Little did I know the effect that book would have on me.
When we first took off on our adventure, A was actually the one carrying Shantaram. I had the Lonely Planet, the Girl with the Dragon Tattoo trilogy, and about four other books in my bag. An insane amount, I know, but as a giant bookworm I feared running out of reading material like an alcoholic fears that last trickle left in a bottle, and the way that it clings to the bottom, one last sip to never be released onto a tongue that is aching for its nectar.
But then, one day in Phnom Penh, I opened its pages and instantly fell down a rabbit hole into the expertly spun imagination of Gregory David Roberts.
Bombay grabbed me and entered my soul, and it never left.
It pulsed through my veins and wrapped itself around my heart, so that the pumping of my blood seemed to chant ‘India’ on a loop, as I tried to continue on with my life as I had done before. Before Shantaram, before India and before Bombay.
Suddenly, as I travelled around Cambodia, my favourite place that I had been to in Asia, the urge to go to India was overwhelming.
Reading Shantaram, I felt as though I had found a book that was written just for me. The only thing I could compare it to was when I first read Are You There God, it’s Me Margaret? at the angst-ridden age of 12, and was amazed that books could be so honest.
I vividly remember sitting in an old wicker chair on the wide stone balcony that wrapped around our accommodation in Sihanoukville, Cambodia. My feet resting up on the hard and cool grey balcony railing, Shantaram pressing its weight gently onto my thighs as my neck tilted towards it like a swan dipping for food in a slow-moving canal. The sound of the relentless rain barely registering in my mind as I smiled to myself and savoured Robert’s artistic way with words. It rained for most of our time there, which made it acceptable to spend my days sitting on that balcony, my mind a million miles away, as the rain beat down on the beach below.
I consumed it with a fierce hunger and the smiling relief that a book-lover feels when holding a sufficiently large book in their hands. Knowing that you are free to binge-read in the knowledge that there is no danger of finishing the book in one night is a luxury, but, at the same time, you know that no matter how long it is, soon the last page would come.

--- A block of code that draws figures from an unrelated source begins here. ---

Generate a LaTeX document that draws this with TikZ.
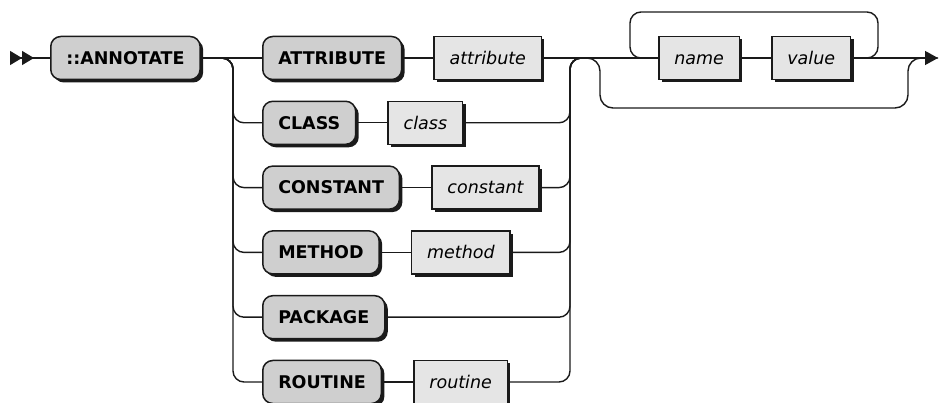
\documentclass[tikz,border=0pt]{standalone}
\usepackage{fontspec}
\setmainfont{DejaVu Sans}
\usetikzlibrary{positioning,arrows.meta,shadows}
\definecolor{railline}{HTML}{1A1A1A}
\definecolor{termfill}{HTML}{CFCFCF}
\definecolor{ntfill}{HTML}{E5E5E5}
\tikzset{
  railbox/.style={draw=railline, line width=1.5pt, minimum height=43pt, inner xsep=15.5pt,
    text height=12.5pt, text depth=0pt,
    drop shadow={shadow xshift=3pt, shadow yshift=-3pt, fill=railline, opacity=1}},
  term/.style={railbox, fill=termfill, rounded corners=10pt, font=\fontsize{17.5}{20}\selectfont\bfseries},
  nonterm/.style={railbox, fill=ntfill, font=\fontsize{17.5}{20}\selectfont\itshape},
  rail/.style={draw=railline, line width=1.4pt, rounded corners=11pt}
}
\begin{document}
\begin{tikzpicture}[x=1pt, y=-1pt]
  \useasboundingbox (0,0) rectangle (940,403);
  \coordinate (start) at (10,58);
  \coordinate (lsplit) at (233,58);
  \coordinate (rjoin) at (570,58);
  \coordinate (rmid) at (585,58);
  \coordinate (skipl) at (600,108);
  \coordinate (skipr) at (908,58);
  \coordinate (loopr) at (878,12);
  \coordinate (loopl) at (630,58);
  \coordinate (stop) at (938,58);

  \node[term, anchor=west] (ann) at (50,58) {::ANNOTATE};
  \node[term, anchor=west] (attrkw) at (262,58) {ATTRIBUTE};
  \node[nonterm, right=31pt of attrkw] (attrnt) {attribute};
  \node[term, anchor=west] (clskw) at (262,122.8) {CLASS};
  \node[nonterm, right=31pt of clskw] (clsnt) {class};
  \node[term, anchor=west] (constkw) at (262,187.6) {CONSTANT};
  \node[nonterm, right=31pt of constkw] (constnt) {constant};
  \node[term, anchor=west] (methkw) at (262,252.4) {METHOD};
  \node[nonterm, right=31pt of methkw] (methnt) {method};
  \node[term, anchor=west] (pkgkw) at (262,317.2) {PACKAGE};
  \node[term, anchor=west] (routkw) at (262,382) {ROUTINE};
  \node[nonterm, right=31pt of routkw] (routnt) {routine};
  \node[nonterm, anchor=west] (nm) at (658,58) {name};
  \node[nonterm, right=31pt of nm] (val) {value};

  \draw[rail, {Triangle[reversed,length=12pt,width=14pt] Triangle[reversed,length=12pt,width=14pt]}-] (start) -- (ann.west);
  \draw[rail] (ann.east) -- (attrkw.west);
  \draw[rail] (attrkw.east) -- (attrnt.west);
  \draw[rail] (attrnt.east) -- (nm.west);
  \draw[rail] (clskw.east) -- (clsnt.west);
  \draw[rail] (constkw.east) -- (constnt.west);
  \draw[rail] (methkw.east) -- (methnt.west);
  \draw[rail] (routkw.east) -- (routnt.west);
  \draw[rail] (nm.east) -- (val.west);
  \draw[rail, -{Triangle[length=13pt,width=14pt]}] (val.east) -- (stop);

  \draw[rail] (ann.east) -| (lsplit |- clskw.west) -- (clskw.west);
  \draw[rail] (ann.east) -| (lsplit |- constkw.west) -- (constkw.west);
  \draw[rail] (ann.east) -| (lsplit |- methkw.west) -- (methkw.west);
  \draw[rail] (ann.east) -| (lsplit |- pkgkw.west) -- (pkgkw.west);
  \draw[rail] (ann.east) -| (lsplit |- routkw.west) -- (routkw.west);

  \draw[rail] (clsnt.east) -| (rjoin) -- (rmid);
  \draw[rail] (constnt.east) -| (rjoin) -- (rmid);
  \draw[rail] (methnt.east) -| (rjoin) -- (rmid);
  \draw[rail] (pkgkw.east) -| (rjoin) -- (rmid);
  \draw[rail] (routnt.east) -| (rjoin) -- (rmid);

  \draw[rail, rounded corners=13pt] (rmid) -| (skipl) -| (skipr) -- (stop);
  \draw[rail] (val.east) -| (loopr) -| (loopl) -- (nm.west);
\end{tikzpicture}
\end{document}
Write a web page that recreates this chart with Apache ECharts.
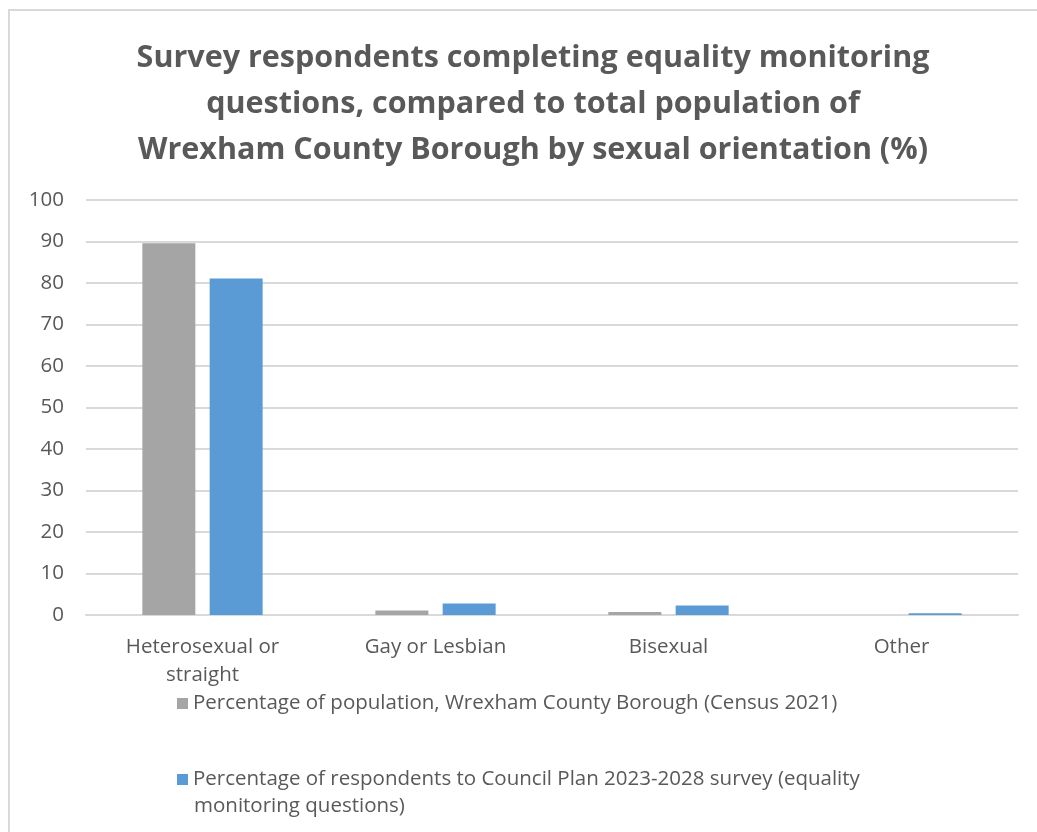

It’s funny, but the way I felt reading Shantaram was exactly how I felt when I was finally in India; euphoric and joyful, yet with an unshakable feeling of horror at the knowledge that soon I would have to leave this place, and leave my heart and some of my soul behind.
It felt like it took me forever to get there.
As I waited impatiently for India, I watched Slumdog Millionaire with a racing heart. The colour and life flashed before my eyes, my imagination was realised on the screen. I went to see the Best Exotic Marigold on my own one night, in the sleepy town of Keri Keri, New Zealand, as I simply couldn’t wait one more night for my friends to come with me. As the beauty of Jaipur played out on the screen, I felt both delight and a tear in my eye as I longed to be there.
It took three years after opening that first page of Shantaram. Three years of feeling a flutter of panic every time I thought of India. Three years of fearing that I would never get there, and that I was missing out on so much by being everywhere else. New Zealand and Australia at times seemed so hideous in comparison to the magic that was India.
Three years after falling in love with a place I had never been to, finally, finally, it was my time to be there.